The more difficult question is whether grain and other vegetable matter can completely replace animal protein in a healthy human diet. I’m not sure but I think probably not for adults and almost certainly not for children. Our evolution suggests we need animal protein.
There are three types of chimpanzee: the common chimp, the bonobo or pygmy chimp (a minor population), and hominids. Modern humans, Homo sapiens, are the last remaining hominid. About five million years ago, the climate changed in East Africa and the jungle gave way to savannah. A group of common chimps, our forebears, left the trees and tried to survive on the ground. It was by a miracle that we did survive. We were horribly unprepared, and faced lions and other deadly enemies, much stronger and faster than us.

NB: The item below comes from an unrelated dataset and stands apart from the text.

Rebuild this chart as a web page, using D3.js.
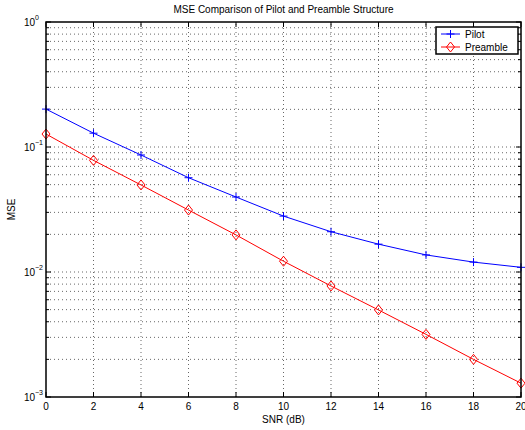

We became bipedal (walking on two legs), our arms became puny, our legs became long, and we developed our strange talent for long distance running. But this would not have been enough without our teamwork and brainpower. We had to get a bigger, better brain, and we did. But this was only possible when our jaws got smaller. Our guts got much shorter at the same time, and these changes were only possible through meat-eating and fire. Meat is easier to digest than vegetation, and fire pre-digested our food. This allowed much easier chewing and digestion to get an increasing amount of protein to feed our expanding brains. The evidence is overwhelming that we owe our existence as a species to meat-eating. How does this affect the morality of meat-eating today?
No gross shortage
There is no gross shortage of food in the world today. World food crops are improving all the time, thanks to better agricultural science and rising CO2. The problem is getting all this food to everybody cheaply and hygienically. These are questions of management and efficiency, and not morality.
On the moral side, there are many ways we can make meat-eating more humane and cause less suffering to animals. Ban factory farming. Kill crayfish and lobsters quickly before throwing them into boiling water. Kill fish quickly, too, without letting them writhe and suffocate for a long time on the quay. Ban whale hunting. Treat pigs with more respect and kindness.
Not a very dramatic solution to the problems of the morality of meat, I’m afraid, but I’ve spent the last 45 years without coming up with a better one.